SEATTLE – Alaska Air Group Inc. posted a third-quarter loss Tuesday, citing hefty charges and a doubling of jet fuel costs that offset a rise in both revenue and passenger traffic. The news sent the company’s shares sliding more than 7 percent.
For the three-month period ended Sept. 30, the Seattle-based parent company of Alaska Airlines and Horizon Air posted a loss of $17.4 million, or 44 cents per share, reversing a year-ago profit of $90.2 million, or $2.71 per share.
The results included charges stemming from the early buyout of MD-80 aircraft leases, severance costs for hundreds of clerical, office and passenger service employees, and fuel-hedging losses.

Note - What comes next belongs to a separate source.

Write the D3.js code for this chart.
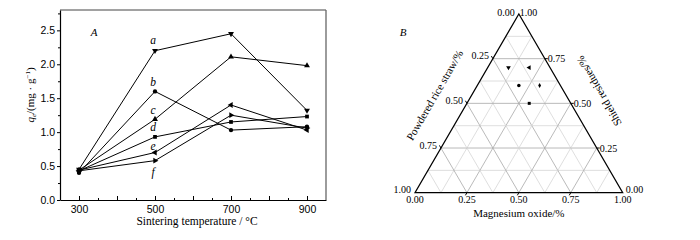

The 2005 results included fuel-hedging gains, a refund of Mexico navigation fees and an adjustment of previously recorded restructuring charges.
Excluding the one-time items, the company would have posted earnings of $77.9 million, or $1.93 per share, compared with $71.5 million, or $2.16 per share, a year ago. Analysts polled by Thomson Financial forecast earnings of $2.10 per share, excluding one-time items.
Revenue jumped almost 11 percent to $935.7 million, missing analysts’ consensus estimate of $938.5 million.
Shares of Alaska Air Group tumbled $3.20, or 7.2 percent, to close at $41.36 on the New York Stock Exchange. The stock has traded between $29.31 and $45.85 over the past year.
Bill Ayer, Alaska’s chairman and chief executive, said gains in revenue per available seat mile – a key industry measure – weakened during the third quarter after accelerating in the second quarter.
“The revenue environment has softened somewhat and bears watching, which underscores the importance of continuing to execute our plan for achieving sustained profitability,” Ayer said in a conference call with analysts. “We need to continue reducing costs, improving processes and growing in order to offer our customers a product they prefer at a price they’re willing to pay.”
Quarterly passenger traffic for Alaska Airlines, the nation’s ninth-largest carrier, rose 6 percent on a capacity increase of 5.6 percent. Load factor, an industry measure of occupancy levels, rose to 79.2 percent from 79 percent a year ago.